We can now use the formula b = 2x(h + 2x)/h – 2x to generate garden border triples.  If we let x = 1, then b = 2(h + 2)/h – 2.  Then if h = 3, b = 2(3 + 2)/3 – 2 = 10, then the garden border triple is (3, 10, 1).  If h = 4, b = 2(4 + 2)/4 – 2 = 6, then the garden border triple is (4, 6, 1) (which is a repeat of a triple we already knew).  If h = 5, b = 2(5 + 2)/5 – 2 = 14/3, then the garden border triple is (5, 14/3, 1), and to eliminate the fraction we can multiply each number by 3 to get (15, 14, 3).  Continuing on in this fashion, we also arrive at (6, 4, 1) (a repeat), (7, 18/5, 1) ≡ (35, 18, 5), (8, 10/3, 1) ≡ (24, 10, 3), (9, 22/7, 1) ≡ (63, 22, 7), (10, 3, 1) (a repeat) and so on.  If we let x = 2, then b = 4(h + 4)/h – 4, and the resulting garden border triples are (5, 36, 2), (6, 20, 2) ≡ (3, 10, 1) (a repeat), (7, 44/3, 2) ≡ (21, 44, 6), (8, 12, 2) ≡ (4, 6, 1) (a repeat), (9, 52/5, 2) ≡ (45, 52, 10), (10, 28/3, 2) ≡ (15, 14, 3) (a repeat), and so on.  If we let x = 3, then b = 6(h + 6)/h – 6, and the resulting garden border triples are (7, 78, 3), (8, 42, 3), (9, 30, 3) ≡ (3, 10, 1) (a repeat), (10, 24, 3), and so on. 

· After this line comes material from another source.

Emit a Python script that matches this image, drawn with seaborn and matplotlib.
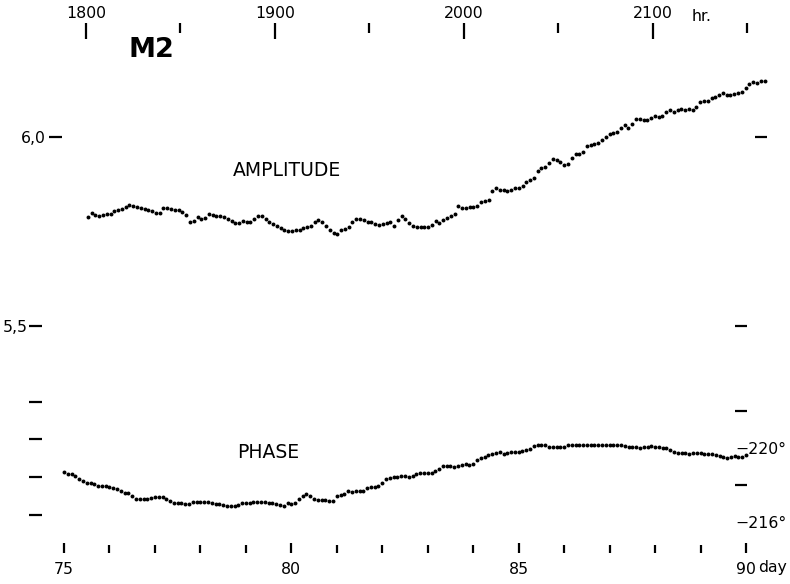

The garden border problem is a common word problem given to students to practice solving quadratic equations.  Most solutions come out as a decimal answer, but there are a few scenarios in which the width, length, and border width are all integers, which we called garden border triples.  Generalizing the problem in terms of b and h and solving for b gave us a garden border triple generator b = 2x(h + 2x)/h – 2x.  The unique garden border triples we generated in this article were (3, 10, 1), (4, 6, 1), (15, 14, 3), (35, 18, 5), (24, 10, 3), (63, 22, 7), (5, 36, 2), (21, 44, 6), (45, 52, 10), (7, 78, 3), (8, 42, 3), and (10, 24, 3); but there are many, many more.